What this means for people like us

If you read this and recognize yourself, a few practical things:

  • Stop treating bad panel performance as a global verdict.
    It is one tool, tuned to one kind of performance, in one artificial context.
  • Go where your strengths can show.
    Internal promotions. Referral-based roles. Contract work that leads to hire once people have seen you in action.
  • Name the format issue without apologizing.
    You can say, “I do my best work in collaborative environments, so I may occasionally ask for clarification. I want to make sure I am answering the question you care about.”
  • Keep records of your real work.
    That is what this site is for. Doctrine, case studies, and field notes that show patterns over time.

Part of the reason I write pieces like this is so hiring managers and clients can see how I think before we ever talk. If you recognize your own systems in these patterns, that is the consulting work I now do

Note: This is not license to ignore legitimate feedback or preparation gaps. If multiple panels flag the same concern and it matches what you hear from stakeholders in real work, take it seriously. The point is to separate ‘format mismatch’ from ‘real signal,’ not to dismiss every bad interview as unfair.

Panel interviews are a tool.
They are not a neutral judge.
They are not the work.

If you are designing systems, build evaluation that is fair to the mission, not just fair to the format.
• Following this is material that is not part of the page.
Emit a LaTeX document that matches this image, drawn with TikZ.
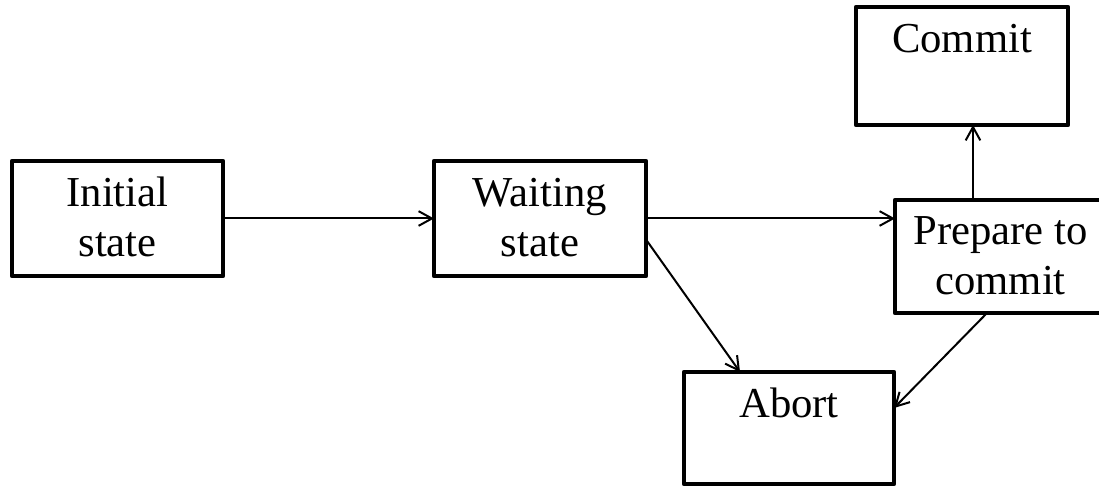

If you are on the other side of the table, remember: the job is what happens after everyone leaves the interview room.

Pedant corner:

Yes, the title is “Fair To Who.”

If you are here for strict grammar, you are probably looking for “whom.”
If you are here for accurate systems thinking, “who” wins.

Pynchon had a line that fits here:

“If they can get you asking the wrong questions, they do not have to worry about the answers.”

If the part of this essay that grabs you is who vs. whom, that is your cue to check what question you are actually asking.

I am a pedant too. I know the textbook answer. I just care more about fixing the system than fixing the case of a pronoun.